Only blue-haired ladies with paper cups full of quarters can save the Sport of Kings. That’s what Maryland Governor Martin O’Malley and his Secretary of Labor say, anyway. 

A report claiming that slot machines will preserve his state’s horse racing industry was just issued by Thomas E. Perez, Maryland’s Secretary of Labor, Licensing and Regulation, but its objectivity has been questioned by the Washington Post, Maryland State Comptroller Peter Franchot, and the mayor and business leaders of Ocean City.

 

 Reports on the economic value of  Maryland’s horse racing industry are muddled because they mix racing and associated endeavors with recreational horse riding businesses and, as observed in a letter to the Post, the state’s tracks are owned by a large Canadian corporation and the wealthy de Francis family. 

 

Saving Maryland horse racing through slots is a transparent pretext to find a new source of government revenue that can’t be called a tax.
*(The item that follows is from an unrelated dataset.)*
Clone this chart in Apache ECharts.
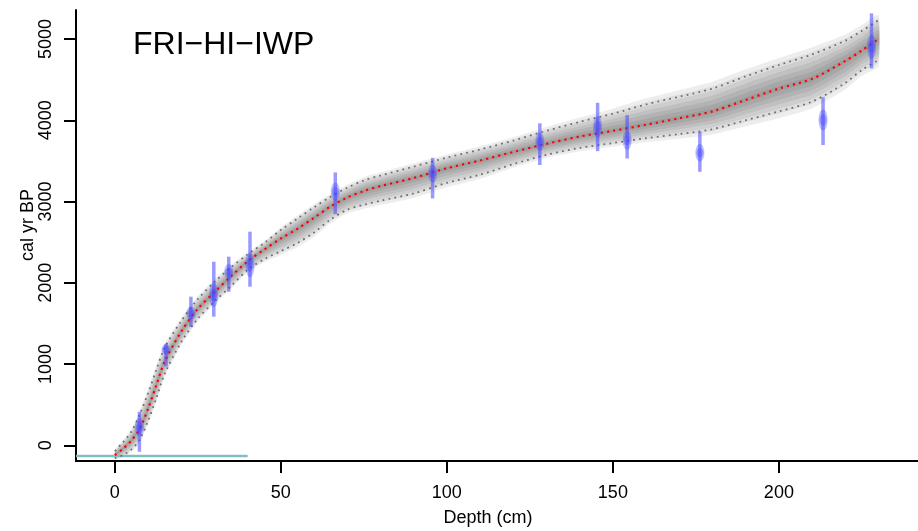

Maryland’s historical experience  of slot machines and the associated political corruption have faded to nostalgia, and moral questions and the problems of compulsive gamblers can be ignored if, as with the state-run lottery, government uses gambling proceeds for schools and childcare. In today’s America, anything is okay as long as we do it for the good of the children.

Free State slots proponents also claim that racetracks in neighboring Delaware and West Virginia lure Maryland visitors to their slots palaces. It’s a good thing Maryland doesn’t border Nevada, where prostitution is legal.